The Dow Jones Industrial Average .DJI lost 1 percent and the S&P 500 shed around 0.66 percent. Shares of industrial heavyweights Boeing fell 1.7 percent and Caterpillar 2.2 percent. A 25 percent tariff on steel imports and 10 percent tariff on aluminium imports will be imposed on the EU, Canada and Mexico from midnight (0400 GMT on Friday), Ross told reporters. “We look forward to continued negotiations, both with Canada and Mexico on the one hand, and with the European Commission on the other hand, because there are other issues that we also need to get resolved,” he said.
Canada and Mexico, embroiled in talks with the United States to modernise the North American Free Trade Agreement (NAFTA), responded swiftly.
Canada, the largest supplier of steel to the United States, will impose tariffs covering C$16.6 billion ($12.8 billion) on imports from the United States, including whiskey, orange juice, steel, aluminium and other products, Canadian Foreign Minister Chrystia Freeland said.

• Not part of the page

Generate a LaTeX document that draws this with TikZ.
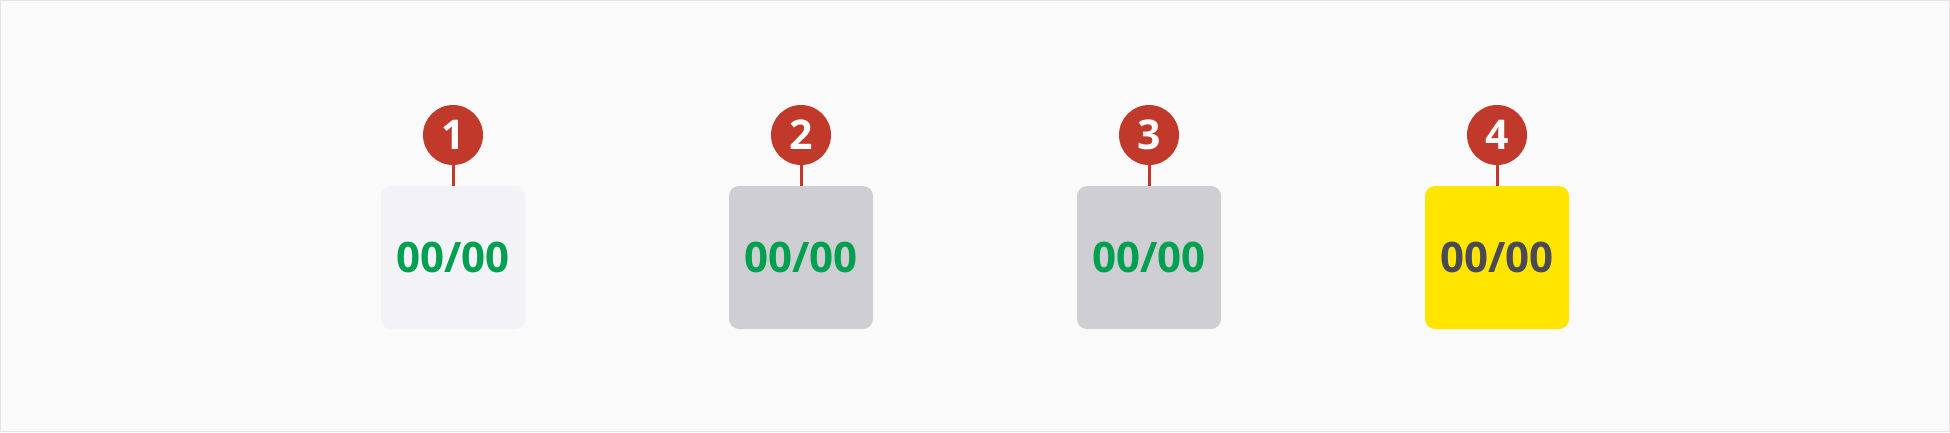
\documentclass[tikz,border=0pt]{standalone}
\usepackage{fontspec}
\setmainfont{Open Sans}
\usepackage{tikz}
\usetikzlibrary{positioning}
\usepackage{color}

\definecolor{pagebg}{HTML}{FAFAFA}
\definecolor{pageline}{HTML}{E4E4E4}
\definecolor{pinred}{HTML}{C0392B}
\definecolor{paleslot}{HTML}{F2F2F7}
\definecolor{greyslot}{HTML}{CFCFD3}
\definecolor{yellowslot}{HTML}{FFE500}
\definecolor{scoregreen}{HTML}{00A050}
\definecolor{scoredark}{HTML}{4A4A55}

\begin{document}
\begin{tikzpicture}[x=1pt, y=-1pt,
  slot/.style={rectangle, rounded corners=10pt, minimum width=144pt, minimum height=143pt, inner sep=0pt, font=\fontsize{42}{42}\selectfont\bfseries},
  pin/.style={circle, fill=pinred, minimum size=60pt, inner sep=0pt, text=white, font=\fontsize{41}{41}\selectfont\bfseries},
  stem/.style={draw=pinred, line width=3pt}]
  % Background of the whole picture
  \useasboundingbox (0,0) rectangle (1950,432);
  \draw[fill=pagebg, draw=pageline, line width=1pt] (0.5,0.5) rectangle (1949.5,431.5);

  % Draw the four slots with the score
  \node[slot, fill=paleslot, text=scoregreen] (slotone) at (453,257.5) {00/00};
  \node[slot, fill=greyslot, text=scoregreen] (slottwo) at (801,257.5) {00/00};
  \node[slot, fill=greyslot, text=scoregreen] (slotthree) at (1149,257.5) {00/00};
  \node[slot, fill=yellowslot, text=scoredark] (slotfour) at (1497,257.5) {00/00};

  % Draw the numbered pins above the slots
  \node[pin] (pinone) at (453,135) {1};
  \node[pin] (pintwo) at (801,135) {2};
  \node[pin] (pinthree) at (1149,135) {3};
  \node[pin] (pinfour) at (1497,135) {4};

  % Draw the stems from the pins down to the slots
  \draw[stem] (pinone) -- (slotone.north);
  \draw[stem] (pintwo) -- (slottwo.north);
  \draw[stem] (pinthree) -- (slotthree.north);
  \draw[stem] (pinfour) -- (slotfour.north);

\end{tikzpicture}
\end{document}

“The American administration has made a decision today that we deplore, and obviously is going to lead to retaliatory measures, as it must,” Prime Minister Justin Trudeau said at a news conference with Freeland.
Mexico announced what it described as “equivalent” measures on a wide range of US farm and industrial products.
The measures, which target pork legs, apples, grapes and cheese as well as steel and other products, will be in place until the US government eliminates its tariffs, Mexico’s Economy Ministry said.
The S&P 500’s packaged foods and meats industry sub-index fell 2 percent, with shares of meat producer Tyson Foods Inc falling 4 percent, Campbell Soup Co 2.5 percent and spice maker McCormick & Co Inc 3 percent.
The Mexican peso MXN= dropped about 1 percent and the Canadian dollar CAD= shed about 0.6 percent. At its low, the peso was at its weakest against the dollar in nearly 15 months.
The EU threatened tariffs on Harley Davidson motorcycles and bourbon, measures aimed at the political bases of US Republican legislators. Shares of Harley-Davidson Inc fell 2.17 percent and Brown-Forman Corp, maker of Early Times and other bourbon brands, lost 2.1 percent. EU members have given broad support to a European Commission plan to set duties on 2.8 billion euros ($3.4 billion) of US exports if Washington ends tariff exemptions. EU exports potentially subject to US duties are worth 6.4 billion euros ($7.5 billion).
“It’s entirely up to US authorities whether they want to enter into a trade conflict with their biggest partner, Europe,” France’s Finance Minister Bruno Le Maire said after meeting with Ross on Thursday.
US Chamber of Commerce President Tom Donohue warned in a letter seen by Reuters to the body’s board that current trade policies could threaten “economic progress” and cause the loss of more than 2 million jobs, mostly in states that voted for Trump and Republican candidates.
The tariffs are part of Trump’s effort to protect US industry and workers from what he described as unfair international competition, a key theme of his “America First” agenda.
Temporary exemptions were granted to a number of nations and permanent ones to several countries including Australia, Argentina and South Korea. US trading partners had demanded that the exemptions be extended or made permanent.
The tariffs are aimed at allowing the US steel and aluminium industries to increase their capacity utilisation rates above 80 percent for the first time in years.